▶ Written exercise
Find how many lines in the material contain "this"; your answer should be that number alone.

+++ Supplied material +++

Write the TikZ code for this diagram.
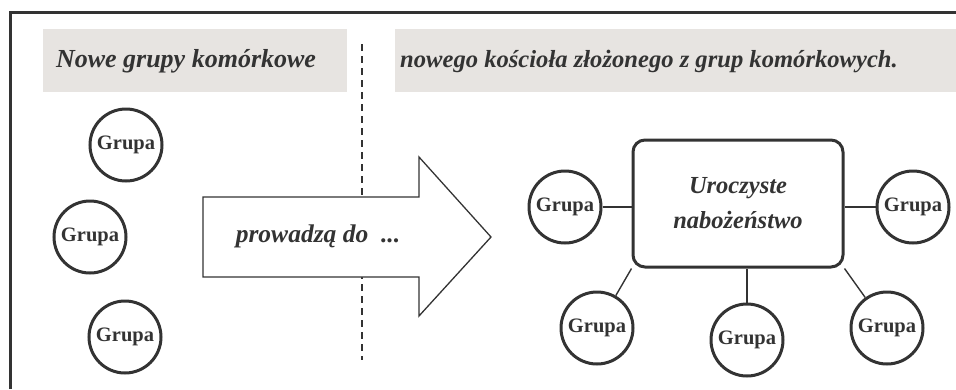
\documentclass[tikz,border=0pt]{standalone}
\usepackage{fontspec}
\setmainfont{Liberation Serif}
\definecolor{ink}{HTML}{333333}
\definecolor{hdr}{HTML}{E7E4E1}
\begin{document}
\begin{tikzpicture}[x=1pt,y=-1pt,
  grp/.style={circle,draw=ink,line width=3pt,minimum size=72pt,inner sep=0pt,
    font=\fontsize{20.5}{22}\selectfont\bfseries,text=ink,fill=white},
  hdrtext/.style={font=\fontsize{#1}{#1}\selectfont\bfseries\itshape,text=ink},
  link/.style={draw=ink,line width=1.4pt}]
\useasboundingbox (0,0) rectangle (956,389);
% frame
\draw[ink,line width=3pt] (10,389) -- (10,12) -- (957,12);
% header boxes
\fill[hdr] (43,29) rectangle (347,92);
\fill[hdr] (395,29) rectangle (956,92);
\node[hdrtext=26] (hl) at (186,61) {Nowe grupy komórkowe};
\node[hdrtext=24.6] (hr) at (649,61) {nowego kościoła złożonego z grup komórkowych.};
% dashed divider
\coordinate (d1) at (362,44);
\coordinate (d2) at (362,360);
\draw[ink,line width=1.4pt,dash pattern=on 7pt off 5pt] (d1) -- (d2);
% big arrow
\draw[ink,line width=1.3pt,fill=white,line join=miter]
  (203,197) -- (419,197) -- (419,157) -- (491,237) -- (419,316) -- (419,277) -- (203,277) -- cycle;
\node[hdrtext=25.5] (arr) at (318,236) {prowadzą do\ \ ...};
% left groups
\node[grp] (g1) at (126,145) {Grupa};
\node[grp] (g2) at (90,237) {Grupa};
\node[grp] (g3) at (125,337) {Grupa};
% central box
\node[draw=ink,line width=3pt,rounded corners=12pt,minimum width=210pt,minimum height=127pt,
  align=center,font=\fontsize{24.5}{35}\selectfont\bfseries\itshape,text=ink] (c) at (738,203.5)
  {Uroczyste\\nabożeństwo};
% right groups
\node[grp] (r1) at (565,207) {Grupa};
\node[grp] (r2) at (913,207) {Grupa};
\node[grp] (r3) at (597,328) {Grupa};
\node[grp] (r4) at (747,340) {Grupa};
\node[grp] (r5) at (887,328) {Grupa};
% connectors
\draw[link] (r1) -- (c.west |- r1);
\draw[link] (r2) -- (c.east |- r2);
\draw[link] (r3) -- (c.south west);
\draw[link] (r4) -- (c.south -| r4);
\draw[link] (r5) -- (c.south east);
\end{tikzpicture}
\end{document}
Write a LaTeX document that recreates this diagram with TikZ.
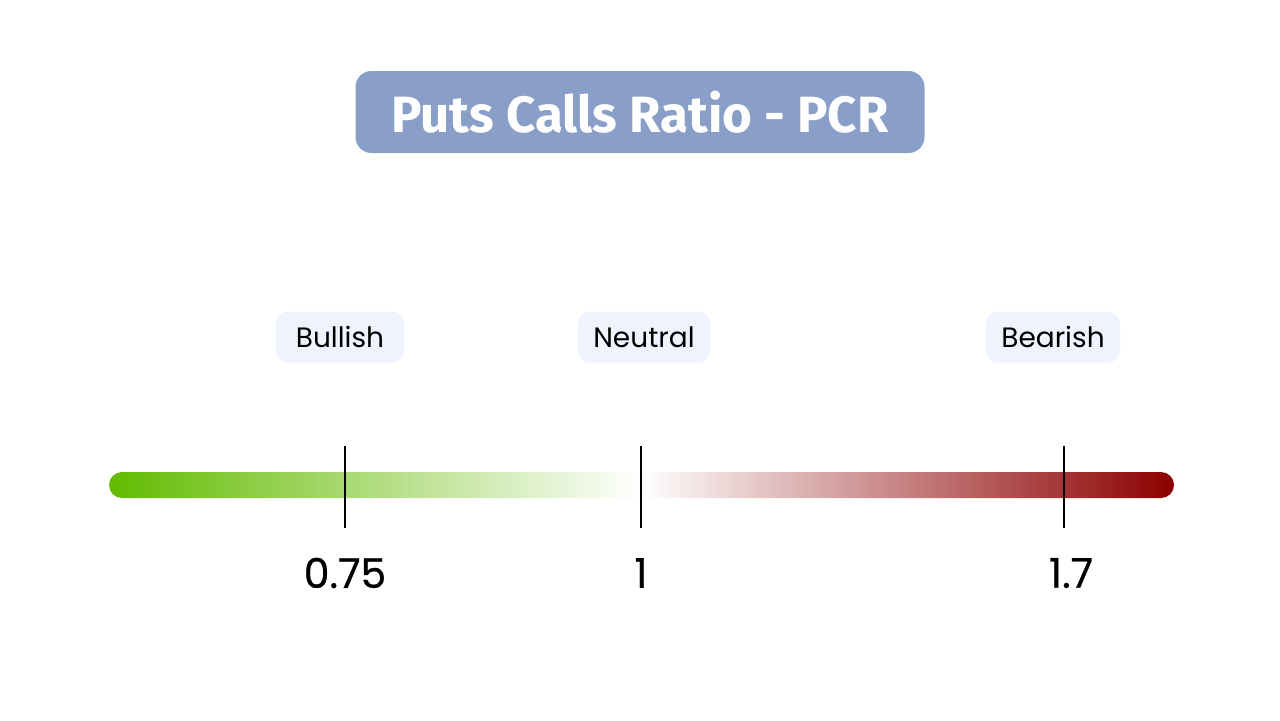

+++

▶ The output
2